• _Data to process_
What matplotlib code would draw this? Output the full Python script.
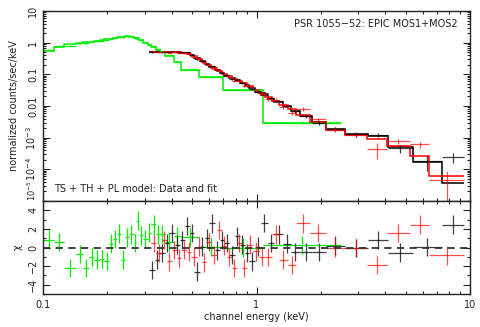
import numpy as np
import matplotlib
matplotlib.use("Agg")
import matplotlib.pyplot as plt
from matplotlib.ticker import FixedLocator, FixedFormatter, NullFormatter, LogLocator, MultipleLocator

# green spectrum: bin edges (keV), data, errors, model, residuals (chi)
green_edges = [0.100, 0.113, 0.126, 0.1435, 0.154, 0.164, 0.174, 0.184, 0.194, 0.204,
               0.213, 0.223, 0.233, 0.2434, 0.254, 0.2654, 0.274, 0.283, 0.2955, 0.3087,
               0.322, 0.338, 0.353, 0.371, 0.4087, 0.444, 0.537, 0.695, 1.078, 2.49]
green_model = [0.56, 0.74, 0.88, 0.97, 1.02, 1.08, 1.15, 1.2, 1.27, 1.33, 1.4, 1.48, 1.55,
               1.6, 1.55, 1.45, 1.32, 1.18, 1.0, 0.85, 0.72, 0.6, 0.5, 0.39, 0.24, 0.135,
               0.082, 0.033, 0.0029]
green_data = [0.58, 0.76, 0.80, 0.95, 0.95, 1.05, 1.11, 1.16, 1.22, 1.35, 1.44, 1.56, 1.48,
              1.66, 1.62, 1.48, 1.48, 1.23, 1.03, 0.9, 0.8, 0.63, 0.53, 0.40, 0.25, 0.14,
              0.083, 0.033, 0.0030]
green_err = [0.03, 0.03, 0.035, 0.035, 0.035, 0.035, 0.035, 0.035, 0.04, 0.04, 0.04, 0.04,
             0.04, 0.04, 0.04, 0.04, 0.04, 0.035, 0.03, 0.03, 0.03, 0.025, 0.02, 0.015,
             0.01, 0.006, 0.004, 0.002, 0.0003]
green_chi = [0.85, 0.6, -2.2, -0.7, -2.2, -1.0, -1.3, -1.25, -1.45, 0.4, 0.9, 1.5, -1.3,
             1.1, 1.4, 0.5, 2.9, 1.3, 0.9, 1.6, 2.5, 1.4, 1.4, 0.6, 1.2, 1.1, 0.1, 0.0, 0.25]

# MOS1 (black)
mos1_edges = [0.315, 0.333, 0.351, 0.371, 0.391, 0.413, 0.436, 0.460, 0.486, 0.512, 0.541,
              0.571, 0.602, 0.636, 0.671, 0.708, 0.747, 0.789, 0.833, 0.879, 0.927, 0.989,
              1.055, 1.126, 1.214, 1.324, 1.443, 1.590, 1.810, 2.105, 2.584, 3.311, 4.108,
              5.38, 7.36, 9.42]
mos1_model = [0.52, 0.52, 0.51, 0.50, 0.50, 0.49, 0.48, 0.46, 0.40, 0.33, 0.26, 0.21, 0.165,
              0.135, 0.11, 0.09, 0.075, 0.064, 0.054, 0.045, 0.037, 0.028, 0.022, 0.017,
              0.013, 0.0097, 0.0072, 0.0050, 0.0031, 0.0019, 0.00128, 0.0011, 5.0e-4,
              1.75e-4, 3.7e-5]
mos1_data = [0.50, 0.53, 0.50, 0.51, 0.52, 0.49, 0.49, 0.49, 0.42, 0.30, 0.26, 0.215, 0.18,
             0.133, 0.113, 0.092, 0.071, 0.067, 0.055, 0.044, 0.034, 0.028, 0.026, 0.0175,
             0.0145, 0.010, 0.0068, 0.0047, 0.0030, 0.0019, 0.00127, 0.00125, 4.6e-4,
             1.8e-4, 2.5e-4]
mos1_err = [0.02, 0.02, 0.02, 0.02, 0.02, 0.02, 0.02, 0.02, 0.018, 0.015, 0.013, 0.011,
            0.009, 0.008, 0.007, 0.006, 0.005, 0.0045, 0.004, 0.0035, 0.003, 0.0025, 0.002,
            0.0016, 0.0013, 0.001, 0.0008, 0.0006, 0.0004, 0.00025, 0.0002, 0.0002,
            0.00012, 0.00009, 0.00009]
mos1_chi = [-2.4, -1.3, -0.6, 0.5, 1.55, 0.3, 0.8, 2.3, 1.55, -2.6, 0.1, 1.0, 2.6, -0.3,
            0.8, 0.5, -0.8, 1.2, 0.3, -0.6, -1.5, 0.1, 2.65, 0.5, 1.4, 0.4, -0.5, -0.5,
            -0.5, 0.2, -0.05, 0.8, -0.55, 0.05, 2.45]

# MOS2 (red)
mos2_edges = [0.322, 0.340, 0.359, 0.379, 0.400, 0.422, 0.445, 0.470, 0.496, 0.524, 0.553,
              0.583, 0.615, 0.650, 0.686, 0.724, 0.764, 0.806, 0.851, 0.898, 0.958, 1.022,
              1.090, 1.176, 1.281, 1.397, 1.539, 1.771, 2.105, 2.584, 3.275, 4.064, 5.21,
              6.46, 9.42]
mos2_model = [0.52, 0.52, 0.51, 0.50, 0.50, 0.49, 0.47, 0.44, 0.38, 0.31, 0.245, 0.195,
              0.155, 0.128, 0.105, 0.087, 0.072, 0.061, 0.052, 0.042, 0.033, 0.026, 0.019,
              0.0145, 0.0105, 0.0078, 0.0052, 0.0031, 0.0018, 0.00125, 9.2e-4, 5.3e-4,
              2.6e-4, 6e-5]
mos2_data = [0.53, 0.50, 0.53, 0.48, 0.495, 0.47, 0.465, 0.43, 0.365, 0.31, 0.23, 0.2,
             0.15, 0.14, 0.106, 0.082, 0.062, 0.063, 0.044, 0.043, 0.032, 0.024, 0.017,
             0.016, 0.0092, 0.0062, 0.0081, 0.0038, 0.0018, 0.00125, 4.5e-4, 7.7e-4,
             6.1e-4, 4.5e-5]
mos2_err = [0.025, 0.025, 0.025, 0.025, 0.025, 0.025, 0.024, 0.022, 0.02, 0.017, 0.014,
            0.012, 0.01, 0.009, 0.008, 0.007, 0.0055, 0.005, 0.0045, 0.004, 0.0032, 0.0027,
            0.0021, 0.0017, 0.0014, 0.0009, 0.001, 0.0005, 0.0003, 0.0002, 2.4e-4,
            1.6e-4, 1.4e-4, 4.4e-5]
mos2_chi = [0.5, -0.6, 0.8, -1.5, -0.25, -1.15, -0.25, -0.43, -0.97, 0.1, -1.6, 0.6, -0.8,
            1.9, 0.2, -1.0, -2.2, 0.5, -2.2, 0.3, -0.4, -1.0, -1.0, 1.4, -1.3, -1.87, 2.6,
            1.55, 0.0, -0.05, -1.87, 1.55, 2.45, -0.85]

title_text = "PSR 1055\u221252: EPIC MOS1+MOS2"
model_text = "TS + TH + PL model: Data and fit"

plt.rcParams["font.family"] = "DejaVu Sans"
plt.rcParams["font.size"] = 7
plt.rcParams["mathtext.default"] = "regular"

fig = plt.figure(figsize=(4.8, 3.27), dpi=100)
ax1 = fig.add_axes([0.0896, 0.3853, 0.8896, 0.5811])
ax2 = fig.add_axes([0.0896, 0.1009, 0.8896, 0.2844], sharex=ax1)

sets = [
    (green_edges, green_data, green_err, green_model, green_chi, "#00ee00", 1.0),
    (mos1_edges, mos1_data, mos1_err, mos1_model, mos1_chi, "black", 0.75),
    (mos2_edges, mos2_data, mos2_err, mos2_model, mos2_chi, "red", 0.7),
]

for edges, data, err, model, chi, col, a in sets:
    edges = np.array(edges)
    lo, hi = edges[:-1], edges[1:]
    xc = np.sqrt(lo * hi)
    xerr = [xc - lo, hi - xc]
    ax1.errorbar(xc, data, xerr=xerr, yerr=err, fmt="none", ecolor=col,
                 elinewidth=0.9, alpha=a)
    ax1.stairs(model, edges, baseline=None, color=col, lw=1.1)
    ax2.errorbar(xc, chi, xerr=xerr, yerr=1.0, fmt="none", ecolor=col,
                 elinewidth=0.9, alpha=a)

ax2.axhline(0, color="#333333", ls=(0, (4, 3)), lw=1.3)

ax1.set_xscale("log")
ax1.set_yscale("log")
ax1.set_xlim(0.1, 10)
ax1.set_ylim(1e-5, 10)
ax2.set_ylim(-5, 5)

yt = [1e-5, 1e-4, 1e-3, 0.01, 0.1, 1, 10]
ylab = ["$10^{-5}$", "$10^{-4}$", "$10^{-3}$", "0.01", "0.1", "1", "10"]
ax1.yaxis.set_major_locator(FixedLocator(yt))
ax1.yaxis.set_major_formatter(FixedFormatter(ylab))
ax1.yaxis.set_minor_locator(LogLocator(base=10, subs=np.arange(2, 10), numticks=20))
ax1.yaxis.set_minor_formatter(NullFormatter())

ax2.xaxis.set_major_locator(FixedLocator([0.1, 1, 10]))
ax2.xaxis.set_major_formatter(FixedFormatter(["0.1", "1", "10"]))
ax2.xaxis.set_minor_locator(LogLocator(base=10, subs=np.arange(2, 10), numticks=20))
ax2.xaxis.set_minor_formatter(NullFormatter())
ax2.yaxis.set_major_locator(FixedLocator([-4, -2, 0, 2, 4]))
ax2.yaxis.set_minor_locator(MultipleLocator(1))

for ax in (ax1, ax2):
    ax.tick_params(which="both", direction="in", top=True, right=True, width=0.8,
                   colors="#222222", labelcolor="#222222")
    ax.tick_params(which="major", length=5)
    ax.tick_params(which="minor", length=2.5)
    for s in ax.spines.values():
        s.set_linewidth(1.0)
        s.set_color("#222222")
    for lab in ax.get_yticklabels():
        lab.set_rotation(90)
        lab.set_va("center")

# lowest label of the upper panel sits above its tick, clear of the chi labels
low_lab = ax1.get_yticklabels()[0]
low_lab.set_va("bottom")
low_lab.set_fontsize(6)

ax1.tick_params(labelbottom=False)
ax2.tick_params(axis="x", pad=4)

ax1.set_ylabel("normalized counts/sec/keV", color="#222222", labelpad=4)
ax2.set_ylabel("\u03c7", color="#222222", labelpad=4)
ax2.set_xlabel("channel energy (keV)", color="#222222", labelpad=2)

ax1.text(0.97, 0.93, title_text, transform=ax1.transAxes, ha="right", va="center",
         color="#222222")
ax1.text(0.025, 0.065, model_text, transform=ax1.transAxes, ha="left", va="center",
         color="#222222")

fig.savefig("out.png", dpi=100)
* * *
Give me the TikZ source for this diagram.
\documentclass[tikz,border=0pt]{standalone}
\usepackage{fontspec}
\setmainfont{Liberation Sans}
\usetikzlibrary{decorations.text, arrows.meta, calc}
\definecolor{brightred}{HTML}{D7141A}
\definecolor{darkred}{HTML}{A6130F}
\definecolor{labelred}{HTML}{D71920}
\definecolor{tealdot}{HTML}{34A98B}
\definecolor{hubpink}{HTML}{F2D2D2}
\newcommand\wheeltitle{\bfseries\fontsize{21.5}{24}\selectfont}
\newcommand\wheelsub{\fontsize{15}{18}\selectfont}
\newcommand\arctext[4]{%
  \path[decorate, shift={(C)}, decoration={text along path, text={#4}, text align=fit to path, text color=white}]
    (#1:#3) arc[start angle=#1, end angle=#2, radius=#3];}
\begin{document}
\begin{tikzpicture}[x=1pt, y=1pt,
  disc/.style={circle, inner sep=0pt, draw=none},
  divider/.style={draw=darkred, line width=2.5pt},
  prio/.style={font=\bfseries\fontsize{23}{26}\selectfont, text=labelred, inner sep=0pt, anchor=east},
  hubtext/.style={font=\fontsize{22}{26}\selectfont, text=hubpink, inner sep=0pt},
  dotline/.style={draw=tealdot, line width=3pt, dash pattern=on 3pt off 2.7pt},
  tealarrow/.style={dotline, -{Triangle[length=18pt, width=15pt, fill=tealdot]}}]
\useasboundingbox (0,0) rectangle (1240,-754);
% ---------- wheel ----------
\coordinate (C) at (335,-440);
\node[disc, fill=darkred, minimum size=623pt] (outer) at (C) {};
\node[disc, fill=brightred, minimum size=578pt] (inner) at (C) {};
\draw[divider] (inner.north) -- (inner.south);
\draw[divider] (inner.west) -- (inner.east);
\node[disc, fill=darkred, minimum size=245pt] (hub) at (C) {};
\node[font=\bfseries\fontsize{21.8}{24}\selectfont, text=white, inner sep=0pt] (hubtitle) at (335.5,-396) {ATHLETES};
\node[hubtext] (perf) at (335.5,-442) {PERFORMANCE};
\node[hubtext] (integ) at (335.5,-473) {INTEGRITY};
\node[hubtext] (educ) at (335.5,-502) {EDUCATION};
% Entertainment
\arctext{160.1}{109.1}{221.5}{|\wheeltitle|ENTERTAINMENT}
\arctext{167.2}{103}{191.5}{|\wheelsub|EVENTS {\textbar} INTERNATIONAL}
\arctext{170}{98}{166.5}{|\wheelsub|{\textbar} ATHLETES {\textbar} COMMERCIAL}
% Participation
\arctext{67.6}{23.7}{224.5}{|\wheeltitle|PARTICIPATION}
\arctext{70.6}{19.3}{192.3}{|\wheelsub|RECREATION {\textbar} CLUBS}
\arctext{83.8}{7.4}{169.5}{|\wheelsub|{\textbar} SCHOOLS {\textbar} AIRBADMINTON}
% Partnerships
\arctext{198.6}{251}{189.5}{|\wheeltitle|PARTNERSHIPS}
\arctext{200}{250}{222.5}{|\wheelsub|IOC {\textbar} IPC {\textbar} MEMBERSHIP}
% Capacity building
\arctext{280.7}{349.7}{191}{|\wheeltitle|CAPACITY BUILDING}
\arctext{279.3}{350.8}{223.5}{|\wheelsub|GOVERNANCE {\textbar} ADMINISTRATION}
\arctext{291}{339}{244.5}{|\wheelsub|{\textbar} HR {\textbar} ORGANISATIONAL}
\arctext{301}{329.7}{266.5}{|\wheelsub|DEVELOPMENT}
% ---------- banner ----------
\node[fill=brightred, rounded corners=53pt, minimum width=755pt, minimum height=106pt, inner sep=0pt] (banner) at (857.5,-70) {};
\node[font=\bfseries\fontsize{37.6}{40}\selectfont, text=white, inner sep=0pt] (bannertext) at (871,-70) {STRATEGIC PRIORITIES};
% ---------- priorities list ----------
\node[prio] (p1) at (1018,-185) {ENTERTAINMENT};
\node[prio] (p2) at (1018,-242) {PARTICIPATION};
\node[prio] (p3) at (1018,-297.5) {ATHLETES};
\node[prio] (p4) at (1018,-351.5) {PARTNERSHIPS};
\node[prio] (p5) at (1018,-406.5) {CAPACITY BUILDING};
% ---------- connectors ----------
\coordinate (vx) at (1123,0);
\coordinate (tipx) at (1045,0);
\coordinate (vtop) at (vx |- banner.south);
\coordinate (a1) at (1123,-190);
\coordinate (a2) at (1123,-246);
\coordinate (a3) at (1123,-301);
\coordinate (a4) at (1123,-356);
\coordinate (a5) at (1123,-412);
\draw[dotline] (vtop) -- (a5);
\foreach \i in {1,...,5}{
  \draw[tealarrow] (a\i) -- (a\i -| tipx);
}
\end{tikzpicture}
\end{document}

• _Short task_
Give again, word for word, only the lines starting at the line with "What matplotlib code" and ending at the line with "0.1, 0.0, 0.25]", keeping both end lines; pictures stay out.

• _Finished exercise_
What matplotlib code would draw this? Output the full Python script.
import numpy as np
import matplotlib
matplotlib.use("Agg")
import matplotlib.pyplot as plt
from matplotlib.ticker import FixedLocator, FixedFormatter, NullFormatter, LogLocator, MultipleLocator

# green spectrum: bin edges (keV), data, errors, model, residuals (chi)
green_edges = [0.100, 0.113, 0.126, 0.1435, 0.154, 0.164, 0.174, 0.184, 0.194, 0.204,
               0.213, 0.223, 0.233, 0.2434, 0.254, 0.2654, 0.274, 0.283, 0.2955, 0.3087,
               0.322, 0.338, 0.353, 0.371, 0.4087, 0.444, 0.537, 0.695, 1.078, 2.49]
green_model = [0.56, 0.74, 0.88, 0.97, 1.02, 1.08, 1.15, 1.2, 1.27, 1.33, 1.4, 1.48, 1.55,
               1.6, 1.55, 1.45, 1.32, 1.18, 1.0, 0.85, 0.72, 0.6, 0.5, 0.39, 0.24, 0.135,
               0.082, 0.033, 0.0029]
green_data = [0.58, 0.76, 0.80, 0.95, 0.95, 1.05, 1.11, 1.16, 1.22, 1.35, 1.44, 1.56, 1.48,
              1.66, 1.62, 1.48, 1.48, 1.23, 1.03, 0.9, 0.8, 0.63, 0.53, 0.40, 0.25, 0.14,
              0.083, 0.033, 0.0030]
green_err = [0.03, 0.03, 0.035, 0.035, 0.035, 0.035, 0.035, 0.035, 0.04, 0.04, 0.04, 0.04,
             0.04, 0.04, 0.04, 0.04, 0.04, 0.035, 0.03, 0.03, 0.03, 0.025, 0.02, 0.015,
             0.01, 0.006, 0.004, 0.002, 0.0003]
green_chi = [0.85, 0.6, -2.2, -0.7, -2.2, -1.0, -1.3, -1.25, -1.45, 0.4, 0.9, 1.5, -1.3,
             1.1, 1.4, 0.5, 2.9, 1.3, 0.9, 1.6, 2.5, 1.4, 1.4, 0.6, 1.2, 1.1, 0.1, 0.0, 0.25]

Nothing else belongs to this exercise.